Some basic Graph theory is relevant to this point:
The size of a graph is the number of edges and the order of a graph is the number of nodes within the graph. RDF is a Resource Description Framework (where what we know about resources is key - not so much the resouces themselves) so it’s not surprising that RDF graphs will almost always have a much larger size than order. It’s also not suprising that most performance analysis made across RDF implementations (such as LargeTripleStores for instance) focus mostly on triple size.

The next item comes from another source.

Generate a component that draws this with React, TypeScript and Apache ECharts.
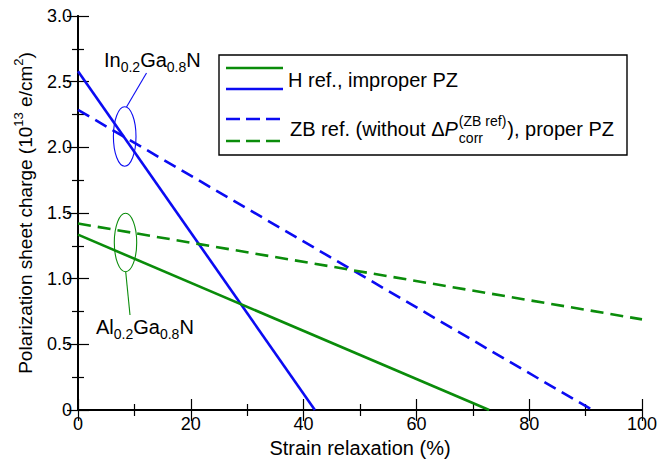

I’ve been working on a SQL-based persistence schema for RDF content (for rdflib) that is a bit different from the standard approaches taken by most RDBMS implementations of RDF stores I’m familiar with (including those I’ve written). Each of the tables are prefixed with a SHA1-hashed digest of the identifier associated with the ‘localized universe’ (AKA,the boundary for a closed world assumptions). The schema is below:
CREATE TABLE %s_asserted_statements (
subject text not NULL,
predicate text not NULL,
object text,
context text not NULL,
termComb tinyint unsigned not NULL,
objLanguage varchar(3),
objDatatype text,
INDEX termComb_index (termComb),
INDEX spoc_index (subject(100),predicate(100),object(50),context(50)),
INDEX poc_index (predicate(100),object(50),context(50)),
INDEX csp_index (context(50),subject(100),predicate(100)),
INDEX cp_index (context(50),predicate(100))) TYPE=InnoDB
CREATE TABLE %s_type_statements (
member text not NULL,
klass text not NULL,
context text not NULL,
termComb tinyint unsigned not NULL,
INDEX termComb_index (termComb),
INDEX memberC_index (member(100),klass(100),context(50)),
INDEX klassC_index (klass(100),context(50)),
INDEX c_index (context(10))) TYPE=InnoDB
CREATE TABLE %s_quoted_statements (
subject text not NULL,
predicate text not NULL,
object text,
context text not NULL,
termComb tinyint unsigned not NULL,
objLanguage varchar(3),
objDatatype text,
INDEX termComb_index (termComb),
INDEX spoc_index (subject(100),predicate(100),object(50),context(50)),
INDEX poc_index (predicate(100),object(50),context(50)),
INDEX csp_index (context(50),subject(100),predicate(100)),
INDEX cp_index (context(50),predicate(100))) TYPE=InnoDB
The first thing to note is that statements are partitioned into logical groupings:
Asserted non rdf:type statements:
where all asserted RDF statements where the predicate isn’t rdf:type
are stored
Asserted rdf:type statements:
where all asserted rdf:type
statements are stored
Quoted statements:
where all quoted/hypothetical statements are stored
Statement quoting is a Notation 3 concept and an extension of the RDF model for
this purpose. The most significant partition is the rdf:type
grouping. The idea
is to have class membership modeled at the store level instead of at a level
above it. RDF graphs are as different as the applications that use them but the
primary motivating factor for making this seperation was the assumption that in
most RDF graphs a majority of the statements (or a significant portion) would
consist of rdf:type
statements (statements of class membership).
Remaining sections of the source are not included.